Dans un autre registre, il y a aussi les incendies. “L’expérience montre que les véhicules électriques ne prennent pas feu plus souvent, explique Geoffrey Laloux. Le risque d’incendie n’est donc pas plus élevé que pour un moteur thermique. En revanche, la batterie d’une voiture électrique est très difficile – voire impossible – à éteindre en raison des réactions chimiques qui se produisent à l’intérieur. Le risque que l’incendie se propage à d’autres véhicules ou à l’ensemble d’un bâtiment environnant est donc beaucoup plus grand. Comme les recharges peuvent également être effectuées à domicile, sur une borne dédiée ou via une prise électrique classique, il est pertinent de prévoir l’extension de l’assurance incendie au domicile même. Ou d’étendre l’assurance incendie du domicile à la voiture, de façon à prendre ce risque en charge d’une manière ou d’une autre.

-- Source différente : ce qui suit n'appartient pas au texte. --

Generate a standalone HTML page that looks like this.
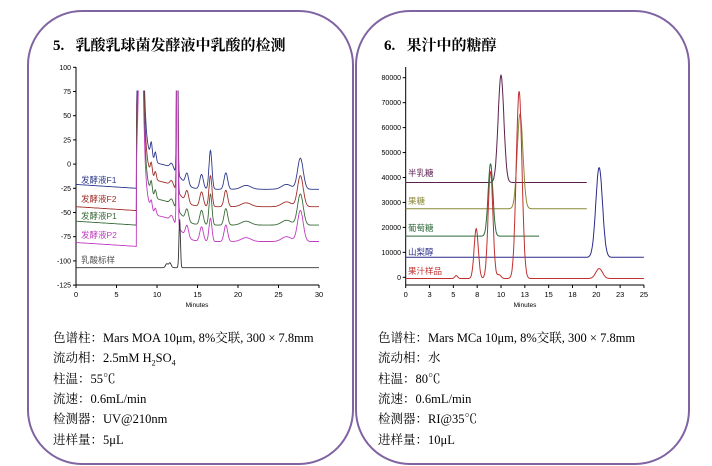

Par ailleurs, l’installation de bornes de recharge dans un parking demande également d’investir dans des lances d’incendie, des gicleurs et des capteurs de chaleur supplémentaires, ce qui entraîne bien sûr des coûts supplémentaires.”

Bref, résume Geoffrey Laloux en guise de conclusion : “Si l’achat d’une voiture électrique ou l’installation d’une borne de recharge n’augmente pas directement à l’heure actuelle les RC auto, notamment parce que les assureurs répartissent ce coût global en augmentation sur l’ensemble des primes auto en portefeuille, il est toutefois fort probable que les primes d’assurance pour véhicules électriques seront réévaluées dans le futur à mesure que ce segment se généralisera.” Manière de dire que beaucoup d’efforts sont faits pour ne pas étouffer ce marché toujours émergent. On peut en effet difficilement demander aux citoyens et aux entreprises d’accentuer la transition écologique et, dans le même temps, leur faire payer l’intégralité du coût de cette transition. Mais à long terme, ce ne sera pas tenable. Et donc, il y aura vraisemblablement une majoration des primes.